Experimental characterization of energy transfer from large-diameter kilowatt continuous-wave laser beams to metal samples

Abstract

In this work, the energy transfer from intense continuous-wave laser beams with a wavelength of 1070 nm, a power in the kilowatt range, and with diameters in the millimeter and centimeter range to metal samples is investigated. While the absorptivity of iron and steel samples is almost constant for laser intensities below 3.4 kW/cm2, a decrease in the absorptivity is observed for higher intensities which is attributed to the formation of a vapor plume in the interaction zone. The dynamics of the formation and expansion as well as the emission of light in the visible spectral range from the vapor plume are further characterized with a fixed beam diameter of 2.6 mm at a laser power of 10 kW in detail for iron and aluminum samples. The analysis of high speed video sequences yields expansion velocities of the vapor plume of 5.0 m/s for the iron and 0.29 m/s for the aluminum samples.

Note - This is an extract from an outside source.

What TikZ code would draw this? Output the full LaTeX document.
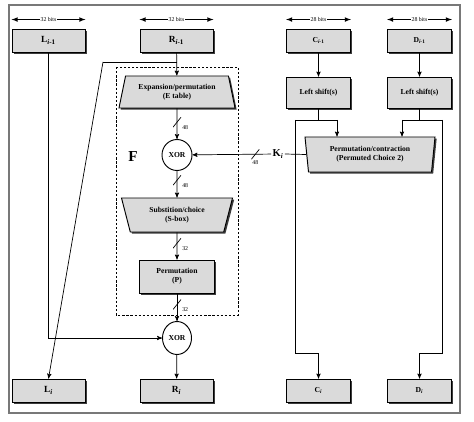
\documentclass[tikz,border=0pt]{standalone}
\usepackage{fontspec}
\setmainfont{Liberation Serif}
\usepackage{tikz}
\usetikzlibrary{arrows,shapes.geometric,shadows}
\definecolor{box_gray}{RGB}{218,218,218}
\definecolor{frame_gray}{RGB}{120,120,120}
\definecolor{shade_gray}{RGB}{60,60,60}

\begin{document}
\begin{tikzpicture}[->,semithick,>=stealth',x=0.3mm,y=-0.3mm]
    \tikzstyle{box}=[draw=black, thick, rectangle, fill=box_gray, text=black, align=center,
      font=\fontsize{6.5}{7.5}\selectfont\bfseries,
      drop shadow={shadow xshift=0.5mm, shadow yshift=-0.5mm, fill=shade_gray, opacity=1}]
    \tikzstyle{reg}=[box, minimum width=21.9mm, minimum height=6.9mm, font=\fontsize{8}{9}\selectfont\bfseries]
    \tikzstyle{half}=[box, minimum width=19.2mm]
    \tikzstyle{trap}=[box, trapezium, trapezium stretches body, inner sep=1pt]
    \tikzstyle{xor}=[draw=black, thick, ellipse, fill=white, inner sep=0pt, font=\fontsize{6.5}{7.5}\selectfont\bfseries]
    \tikzstyle{bits}=[<->, >=latex, thick]
    \tikzstyle{bitlbl}=[fill=white, inner sep=0.5pt, font=\fontsize{5}{6}\selectfont]
    \tikzstyle{slash}=[inner sep=0pt, minimum width=2.4mm, minimum height=3mm,
      path picture={\draw[-, black, semithick] (path picture bounding box.south west) -- (path picture bounding box.north east);}]
    \tikzstyle{lbl}=[inner sep=0.5pt, font=\fontsize{5}{6}\selectfont]

    \useasboundingbox (0,0) rectangle (474,421);
    \draw[-, frame_gray, line width=1.2pt] (9,5) rectangle (460,413);
    \draw[-, dash pattern=on 2pt off 1.5pt, thick] (116,67) rectangle (238,315);

    % top registers
    \node[reg] (Lp) at (48.5,40.5)  {L\textsubscript{\textit{i}-1}};
    \node[reg] (Rp) at (176.5,40.5) {R\textsubscript{\textit{i}-1}};
    \node[reg, half] (Cp) at (318.5,40.5) {C\textsubscript{\textit{i}-1}};
    \node[reg, half] (Dp) at (419.5,40.5) {D\textsubscript{\textit{i}-1}};

    % round function F
    \node[trap, minimum width=34.8mm, minimum height=9.6mm, trapezium angle=70] (E) at (177,92) {Expansion/permutation\\(E table)};
    \node[xor, minimum width=9mm, minimum height=9.3mm] (X1) at (177,155) {XOR};
    \node[trap, minimum width=33.3mm, minimum height=10.2mm, trapezium angle=64, shape border rotate=180] (S) at (177,215) {Substition/choice\\(S-box)};
    \node[box, minimum width=22.5mm, minimum height=9.9mm] (P) at (177,276.5) {Permutation\\(P)};
    \node[xor, minimum width=8.7mm, minimum height=9.9mm] (X2) at (177,338) {XOR};
    \node[font=\fontsize{13}{15}\selectfont\bfseries] (F) at (133,157) {F};

    % key schedule
    \node[box, half, minimum height=9.3mm] (Cls) at (318.5,92.5) {Left shift(s)};
    \node[box, half, minimum height=9.3mm] (Dls) at (419.5,92.5) {Left shift(s)};
    \node[trap, minimum width=39mm, minimum height=10.5mm, trapezium angle=79, shape border rotate=180] (PC) at (370,154.5) {Permutation/contraction\\(Permuted Choice 2)};
    \node[font=\fontsize{9}{10}\selectfont\bfseries, inner sep=1pt] (K) at (278,154) {K\textsubscript{\textit{i}}};

    % bottom registers
    \node[reg] (Ln) at (48.5,390.5)  {L\textsubscript{\textit{i}}};
    \node[reg] (Rn) at (176.5,390.5) {R\textsubscript{\textit{i}}};
    \node[reg, half] (Cn) at (318.5,390.5) {C\textsubscript{\textit{i}}};
    \node[reg, half] (Dn) at (419.5,390.5) {D\textsubscript{\textit{i}}};

    \coordinate (br) at (177,62);
    \coordinate (bl) at (103,62);
    \coordinate (ca) at (295,120);
    \coordinate (cb) at (337,120);
    \coordinate (cc) at (295,353);
    \coordinate (da) at (402,120);
    \coordinate (db) at (442,120);
    \coordinate (dc) at (442,353);

    \path
     ([yshift=2.7mm]Lp.north west) edge[bits] node[bitlbl] {32 bits} ([yshift=2.7mm]Lp.north east)
     ([yshift=2.7mm]Rp.north west) edge[bits] node[bitlbl] {32 bits} ([yshift=2.7mm]Rp.north east)
     ([yshift=2.7mm]Cp.north west) edge[bits] node[bitlbl] {28 bits} ([yshift=2.7mm]Cp.north east)
     ([yshift=2.7mm]Dp.north west) edge[bits] node[bitlbl] {28 bits} ([yshift=2.7mm]Dp.north east)
     (Rp) edge[] (E)
     (E) edge[] node[slash, pos=.45, label={[lbl]-30:48}] {} (X1)
     (K) edge[] node[slash, pos=.2, label={[lbl]-90:48}] {} (X1)
     (X1) edge[] node[slash, pos=.35, label={[lbl]-30:48}] {} (S)
     (S) edge[] node[slash, pos=.4, label={[lbl]-30:32}] {} (P)
     (P) edge[] node[slash, pos=.4, label={[lbl]-30:32}] {} (X2)
     (X2) edge[] (Rn)
     (Cp) edge[] (Cls)
     (Dp) edge[] (Dls)
     (PC.west) edge[-] (K.east)
     (br) edge[-] (bl)
     (bl) edge[] (Ln.north)
     (Cls) edge[-] (Cls.south |- ca)
     (ca) edge[-] (cb)
     (cb) edge[] (cb |- PC.north)
     (Dls) edge[-] (Dls.south |- da)
     (da) edge[-] (db)
     (da) edge[] (da |- PC.north)
     ;
    \draw (Lp) -- (Lp.south |- X2.west) -- (X2.west);
    \draw (ca) -- (cc) -- (cc -| Cn.north) -- (Cn.north);
    \draw (db) -- (dc) -- (dc -| Dn.north) -- (Dn.north);
\end{tikzpicture}
\end{document}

In the spectra from the aluminum samples, emission lines from atomic aluminum as well as emission bands from molecular aluminum monoxide are identified and allow for the estimation of the basic thermodynamic parameters. A special focus is on the investigation of the effect of vapor and plasma formation on the energy transfer from the laser to the sample and on the analysis of the role of inverse bremsstrahlung in this process. The measurements indicate that the metal vapor is partially ionized and that there is a significant contribution of inverse bremsstrahlung to the absorption of laser energy in the partially ionized vapor plume.